Some of our clients are calling to talk to us about what’s happening in the municipal bond market. They read that Warren Buffett’s company Berkshire Hathaway terminated contracts it had written insuring $8 billion of municipal debt. Does this mean, they ask, that Mr. Buffett is souring on the muni bond market?
The short answer is no.
As background, Berkshire sold these insurance contracts to Lehman Brothers back in 2007. By insuring the bonds against default, they agreed to pay Lehman if the bonds in question went bad at any time over the next 10 years. The contract is being terminated early as part of the Lehman bankruptcy liquidation, allowing Berkshire to exit earlier than anticipated. None of the bonds in the deal has defaulted, according to one report, so Berkshire is likely pocketing the $162 million premium payment it received.
So let’s sort out what this means.
Buffett is not saying he doesn’t like muni bonds. He is saying he doesn’t want to keep insuring them at a price negotiated in 2007. According to the Wall Street Journal, “the cost of insuring the states from default … is now much higher than in 2007.”
To keep those old contracts in place would be like an insurance company in Florida offering to insure your house at pre-hurricane Andrew prices.
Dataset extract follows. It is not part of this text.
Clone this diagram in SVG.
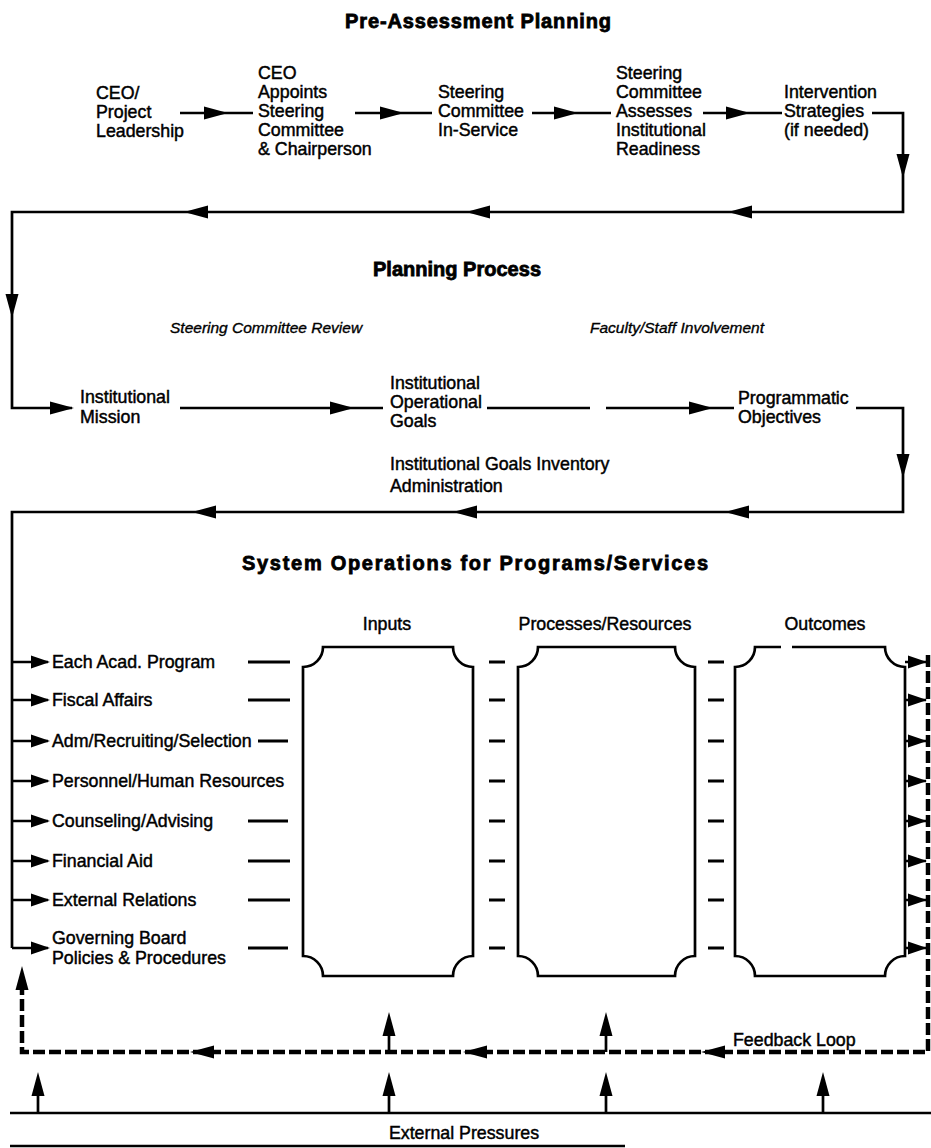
<svg xmlns="http://www.w3.org/2000/svg" xmlns:xlink="http://www.w3.org/1999/xlink" width="931" height="1148" viewBox="0 0 931 1148">
<style>
text{font-family:"Liberation Sans",Arial,sans-serif;fill:#000}
.t{font-size:17.8px;stroke:#000;stroke-width:0.45}
.h{font-size:20px;font-weight:bold;text-anchor:middle;stroke:#000;stroke-width:0.8}
.i{font-size:15.5px;font-style:italic;stroke:#000;stroke-width:0.35}
.l{fill:none;stroke:#000;stroke-width:2.7}
.d{fill:none;stroke:#000;stroke-width:4.5;stroke-dasharray:12 4}
.b{fill:none;stroke:#000;stroke-width:2.7}
.s{stroke:#000;stroke-width:3.2}
</style>
<defs>
<path id="ah" d="M0,0 L-24,-6.5 L-24,6.5 Z" fill="#000"/>
<path id="sh" d="M0,0 L-19,-6.5 L-19,6.5 Z" fill="#000"/>
</defs>
<rect width="931" height="1148" fill="#fff"/>

<text class="h" x="478" y="28" textLength="266" lengthAdjust="spacing">Pre-Assessment Planning</text>
<text class="h" x="457" y="276" textLength="168" lengthAdjust="spacing">Planning Process</text>
<text class="h" x="475" y="570" textLength="466" lengthAdjust="spacing">System Operations for Programs/Services</text>

<g id="n-ceo"><text class="t" x="96" y="99">CEO/</text><text class="t" x="96" y="118">Project</text><text class="t" x="96" y="137">Leadership</text></g>
<g id="n-appoints"><text class="t" x="258" y="79">CEO</text><text class="t" x="258" y="98">Appoints</text><text class="t" x="258" y="117">Steering</text><text class="t" x="258" y="136">Committee</text><text class="t" x="258" y="155">&amp; Chairperson</text></g>
<g id="n-inservice"><text class="t" x="438" y="98">Steering</text><text class="t" x="438" y="117">Committee</text><text class="t" x="438" y="136">In-Service</text></g>
<g id="n-assesses"><text class="t" x="616" y="79">Steering</text><text class="t" x="616" y="98">Committee</text><text class="t" x="616" y="117">Assesses</text><text class="t" x="616" y="136">Institutional</text><text class="t" x="616" y="155">Readiness</text></g>
<g id="n-intervention"><text class="t" x="784" y="98">Intervention</text><text class="t" x="784" y="117">Strategies</text><text class="t" x="784" y="136">(if needed)</text></g>

<g id="n-review"><text class="i" x="170" y="333">Steering Committee Review</text></g>
<g id="n-faculty"><text class="i" x="590" y="333">Faculty/Staff Involvement</text></g>

<g id="n-mission"><text class="t" x="80" y="403">Institutional</text><text class="t" x="80" y="423">Mission</text></g>
<g id="n-goals"><text class="t" x="390" y="389">Institutional</text><text class="t" x="390" y="408">Operational</text><text class="t" x="390" y="427">Goals</text></g>
<g id="n-objectives"><text class="t" x="738" y="404">Programmatic</text><text class="t" x="738" y="423">Objectives</text></g>
<g id="n-inventory"><text class="t" x="390" y="470">Institutional Goals Inventory</text><text class="t" x="390" y="492">Administration</text></g>

<g id="n-headers"><text class="t" x="387" y="630" text-anchor="middle">Inputs</text><text class="t" x="605" y="630" text-anchor="middle">Processes/Resources</text><text class="t" x="825" y="630" text-anchor="middle">Outcomes</text></g>

<g id="n-inputs"><path class="b" d="M323,647 H453 A20 20 0 0 0 473,667 V956 A20 20 0 0 0 453,976 H323 A20 20 0 0 0 303,956 V667 A20 20 0 0 0 323,647 Z"/></g>
<g id="n-processes"><path class="b" d="M538,647 H675 A20 20 0 0 0 695,667 V956 A20 20 0 0 0 675,976 H538 A20 20 0 0 0 518,956 V667 A20 20 0 0 0 538,647 Z"/></g>
<g id="n-outcomes"><path class="b" d="M792,647 H885 A20 20 0 0 0 905,667 V956 A20 20 0 0 0 885,976 H755 A20 20 0 0 0 735,956 V667 A20 20 0 0 0 755,647 H781"/></g>

<g id="n-units">
<text class="t" x="52" y="668">Each Acad. Program</text>
<text class="t" x="52" y="706">Fiscal Affairs</text>
<text class="t" x="52" y="747">Adm/Recruiting/Selection</text>
<text class="t" x="52" y="787">Personnel/Human Resources</text>
<text class="t" x="52" y="827">Counseling/Advising</text>
<text class="t" x="52" y="867">Financial Aid</text>
<text class="t" x="52" y="906">External Relations</text>
<text class="t" x="52" y="944">Governing Board</text>
<text class="t" x="52" y="964">Policies &amp; Procedures</text>
</g>

<g id="n-feedback"><text class="t" x="733" y="1046">Feedback Loop</text></g>
<g id="n-external"><text class="t" x="464" y="1139" text-anchor="middle">External Pressures</text></g>

<g id="connectors">
<path class="l" d="M180,113 H253 M355,113 H432 M532,113 H611 M703,113 H782 M872,113 H903 V212 H12 V408 H72 M180,408 H383 M487,408 H590 M606,408 H734 M856,408 H903 V512 H12 V948"/>
<use xlink:href="#ah" transform="translate(228,113)"/>
<use xlink:href="#ah" transform="translate(404,113)"/>
<use xlink:href="#ah" transform="translate(578,113)"/>
<use xlink:href="#ah" transform="translate(750,113)"/>
<use xlink:href="#ah" transform="translate(903,178) rotate(90)"/>
<use xlink:href="#ah" transform="translate(728,212) rotate(180)"/>
<use xlink:href="#ah" transform="translate(466,212) rotate(180)"/>
<use xlink:href="#ah" transform="translate(184,212) rotate(180)"/>
<use xlink:href="#ah" transform="translate(12,318) rotate(90)"/>
<use xlink:href="#ah" transform="translate(74,408)"/>
<use xlink:href="#ah" transform="translate(354,408)"/>
<use xlink:href="#ah" transform="translate(713,408)"/>
<use xlink:href="#ah" transform="translate(903,478) rotate(90)"/>
<use xlink:href="#ah" transform="translate(725,512) rotate(180)"/>
<use xlink:href="#ah" transform="translate(453,512) rotate(180)"/>
<use xlink:href="#ah" transform="translate(192,512) rotate(180)"/>

<path class="l" d="M12,662 H48 M12,700 H48 M12,741 H48 M12,781 H48 M12,821 H48 M12,861 H48 M12,900 H48 M12,948 H48"/>
<use xlink:href="#sh" transform="translate(50,662)"/>
<use xlink:href="#sh" transform="translate(50,700)"/>
<use xlink:href="#sh" transform="translate(50,741)"/>
<use xlink:href="#sh" transform="translate(50,781)"/>
<use xlink:href="#sh" transform="translate(50,821)"/>
<use xlink:href="#sh" transform="translate(50,861)"/>
<use xlink:href="#sh" transform="translate(50,900)"/>
<use xlink:href="#sh" transform="translate(50,948)"/>

<path class="s" d="M248,662 H290 M248,700 H290 M258,741 H288 M248,821 H288 M248,861 H290 M248,900 H290 M248,948 H288"/>
<path class="s" d="M489,662 H505 M489,700 H505 M489,741 H505 M489,781 H505 M489,821 H505 M489,861 H505 M489,900 H505 M489,948 H505"/>
<path class="s" d="M708,662 H724 M708,700 H724 M708,741 H724 M708,781 H724 M708,821 H724 M708,861 H724 M708,900 H724 M708,948 H724"/>

<path class="l" d="M905,662 H926 M905,700 H926 M905,741 H926 M905,781 H926 M905,821 H926 M905,861 H926 M905,900 H926 M905,948 H926"/>
<use xlink:href="#sh" transform="translate(927,662)"/>
<use xlink:href="#sh" transform="translate(927,700)"/>
<use xlink:href="#sh" transform="translate(927,741)"/>
<use xlink:href="#sh" transform="translate(927,781)"/>
<use xlink:href="#sh" transform="translate(927,821)"/>
<use xlink:href="#sh" transform="translate(927,861)"/>
<use xlink:href="#sh" transform="translate(927,900)"/>
<use xlink:href="#sh" transform="translate(927,948)"/>

<path class="d" d="M928,655 V1052 H22 V978"/>
<use xlink:href="#ah" transform="translate(22,966) rotate(-90)"/>
<use xlink:href="#ah" transform="translate(701,1052) rotate(180)"/>
<use xlink:href="#ah" transform="translate(463,1052) rotate(180)"/>
<use xlink:href="#ah" transform="translate(190,1052) rotate(180)"/>
<path class="l" d="M389,1052 V1025 M606,1052 V1025"/>
<use xlink:href="#ah" transform="translate(389,1012) rotate(-90)"/>
<use xlink:href="#ah" transform="translate(606,1012) rotate(-90)"/>

<path class="l" d="M10,1113 H931 M38,1113 V1085 M389,1113 V1085 M606,1113 V1085 M823,1113 V1085"/>
<use xlink:href="#ah" transform="translate(38,1072) rotate(-90)"/>
<use xlink:href="#ah" transform="translate(389,1072) rotate(-90)"/>
<use xlink:href="#ah" transform="translate(606,1072) rotate(-90)"/>
<use xlink:href="#ah" transform="translate(823,1072) rotate(-90)"/>
<path class="l" d="M10,1146 H625"/>
</g>
</svg>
Not going to happen (we only wish). Besides, Buffett still has outstanding another reported $8 billion in muni insurance contracts, so he is far from exiting the market entirely. Just because Buffett is cutting back his business of insuring muni bonds doesn’t mean he’s down on investing in muni bonds, according to the muni experts we’ve heard from. (In fact, independent reports say Berkshire holds almost $3 billion worth of munis in its own portfolio.)
The muni market is vast and predominantly high quality. This is a $3.7 trillion market composed of a staggering 80,000 municipal entities and 55,000 different bond issuers. In that enormous market, Moody’s Investors Service counts only 71 defaults since 1970, making the default rate on investment grade muni bonds less than 1/10 of 1%.
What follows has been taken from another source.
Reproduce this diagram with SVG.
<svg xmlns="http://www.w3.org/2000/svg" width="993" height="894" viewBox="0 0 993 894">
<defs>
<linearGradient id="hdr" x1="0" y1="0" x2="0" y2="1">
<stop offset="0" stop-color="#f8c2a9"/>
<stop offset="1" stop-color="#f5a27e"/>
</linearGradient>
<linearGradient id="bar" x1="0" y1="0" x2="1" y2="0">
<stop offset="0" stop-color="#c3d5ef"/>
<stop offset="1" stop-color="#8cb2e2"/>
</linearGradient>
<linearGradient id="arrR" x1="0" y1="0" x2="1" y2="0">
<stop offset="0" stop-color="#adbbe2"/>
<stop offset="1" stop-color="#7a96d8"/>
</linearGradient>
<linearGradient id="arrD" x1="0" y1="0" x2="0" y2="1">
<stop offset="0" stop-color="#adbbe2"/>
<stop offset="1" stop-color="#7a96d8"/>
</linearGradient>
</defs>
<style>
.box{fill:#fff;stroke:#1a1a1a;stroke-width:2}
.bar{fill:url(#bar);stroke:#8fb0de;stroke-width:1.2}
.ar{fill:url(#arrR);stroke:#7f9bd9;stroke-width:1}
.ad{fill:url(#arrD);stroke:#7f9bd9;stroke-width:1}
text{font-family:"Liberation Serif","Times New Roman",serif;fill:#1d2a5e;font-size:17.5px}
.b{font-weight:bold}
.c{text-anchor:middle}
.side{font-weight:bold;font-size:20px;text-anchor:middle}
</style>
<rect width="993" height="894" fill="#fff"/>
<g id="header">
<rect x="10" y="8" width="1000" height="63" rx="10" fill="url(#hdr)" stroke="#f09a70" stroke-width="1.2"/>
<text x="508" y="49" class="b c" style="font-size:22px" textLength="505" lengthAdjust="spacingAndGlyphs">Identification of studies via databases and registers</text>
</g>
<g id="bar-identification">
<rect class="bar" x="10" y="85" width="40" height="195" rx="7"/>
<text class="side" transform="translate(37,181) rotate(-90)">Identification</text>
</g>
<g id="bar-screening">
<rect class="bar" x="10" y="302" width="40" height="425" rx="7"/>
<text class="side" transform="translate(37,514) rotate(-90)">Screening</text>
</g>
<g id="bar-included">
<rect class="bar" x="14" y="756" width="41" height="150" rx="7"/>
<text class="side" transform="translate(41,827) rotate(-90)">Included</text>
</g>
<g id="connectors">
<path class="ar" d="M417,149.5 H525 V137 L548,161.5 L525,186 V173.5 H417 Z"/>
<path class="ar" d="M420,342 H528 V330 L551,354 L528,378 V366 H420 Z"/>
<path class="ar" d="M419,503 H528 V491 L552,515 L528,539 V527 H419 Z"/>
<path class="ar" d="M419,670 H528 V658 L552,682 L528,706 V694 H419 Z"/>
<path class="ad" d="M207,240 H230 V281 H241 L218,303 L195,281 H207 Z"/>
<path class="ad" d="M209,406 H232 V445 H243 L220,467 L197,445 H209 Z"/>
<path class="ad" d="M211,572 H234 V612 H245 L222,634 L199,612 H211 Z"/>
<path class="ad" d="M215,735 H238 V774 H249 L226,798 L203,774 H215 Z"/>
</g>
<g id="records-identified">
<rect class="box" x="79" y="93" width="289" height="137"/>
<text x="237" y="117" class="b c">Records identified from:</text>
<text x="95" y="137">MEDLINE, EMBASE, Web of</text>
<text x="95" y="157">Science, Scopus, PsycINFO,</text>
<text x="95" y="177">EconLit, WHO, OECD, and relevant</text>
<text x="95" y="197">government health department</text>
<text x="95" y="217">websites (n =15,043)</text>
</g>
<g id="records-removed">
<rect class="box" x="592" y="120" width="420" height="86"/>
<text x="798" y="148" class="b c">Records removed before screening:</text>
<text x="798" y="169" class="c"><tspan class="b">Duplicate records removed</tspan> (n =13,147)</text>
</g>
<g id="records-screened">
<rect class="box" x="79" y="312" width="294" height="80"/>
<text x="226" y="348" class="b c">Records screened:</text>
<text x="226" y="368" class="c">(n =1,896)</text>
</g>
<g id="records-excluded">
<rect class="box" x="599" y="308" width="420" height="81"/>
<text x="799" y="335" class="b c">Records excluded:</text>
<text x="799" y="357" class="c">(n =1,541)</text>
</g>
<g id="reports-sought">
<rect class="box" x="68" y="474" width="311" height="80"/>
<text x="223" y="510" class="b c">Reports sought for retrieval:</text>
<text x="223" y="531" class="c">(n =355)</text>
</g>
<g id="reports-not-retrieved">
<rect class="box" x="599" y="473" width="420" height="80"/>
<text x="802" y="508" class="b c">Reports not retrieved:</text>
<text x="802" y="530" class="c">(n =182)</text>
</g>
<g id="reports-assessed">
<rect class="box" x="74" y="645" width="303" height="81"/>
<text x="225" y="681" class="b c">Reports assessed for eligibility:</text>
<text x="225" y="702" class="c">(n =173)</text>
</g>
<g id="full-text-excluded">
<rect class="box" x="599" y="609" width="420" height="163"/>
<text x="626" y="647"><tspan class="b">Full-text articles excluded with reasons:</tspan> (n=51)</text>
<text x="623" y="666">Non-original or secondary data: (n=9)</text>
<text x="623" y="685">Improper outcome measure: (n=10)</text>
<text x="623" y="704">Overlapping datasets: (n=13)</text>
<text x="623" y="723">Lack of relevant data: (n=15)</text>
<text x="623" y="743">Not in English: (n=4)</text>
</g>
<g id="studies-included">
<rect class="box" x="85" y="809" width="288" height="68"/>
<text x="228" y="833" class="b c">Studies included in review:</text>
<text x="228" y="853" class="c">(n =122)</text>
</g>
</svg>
Muni defaults actually decreased in 2011, according to Morningstar analysts, who say “many state and local governments have taken steps to close budget gaps through some combination of hiking revenues and spending cuts.”
Nonetheless, state and municipal finances do remain under stress, which is why it’s important to use the services of experienced muni bond managers who carefully weigh the credit quality of various issuers and make informed and prudent bond selections.
Munis are still a great choice for many investors. Muni bonds have performed very well and we expect strong demand for munis going forward, given the prospect of tax hikes on the horizon. That said, due to strong performance this year, muni prices are now higher and yields lower than before (which, as all savvy investors know, makes them less attractive investments going forward). Still, that package of high quality and tax-free income is hard to resist.
Making portfolio decisions based on rumors is almost always unwise. Investors who panicked after Meredith Whitney’s misguided December 2010 “sell” call on munis lost out on an excellent investment opportunity. After the Buffett article appeared, we took part in a number of discussions with highly respected portfolio managers, bond experts, and wealth strategists about their views on the muni market. While all are watching market developments with a careful eye, not one endorses running for the exits. In fact, the consensus view is that municipalities continue to make progress on addressing budget imbalances, and despite problems, there are plenty of opportunities to go around.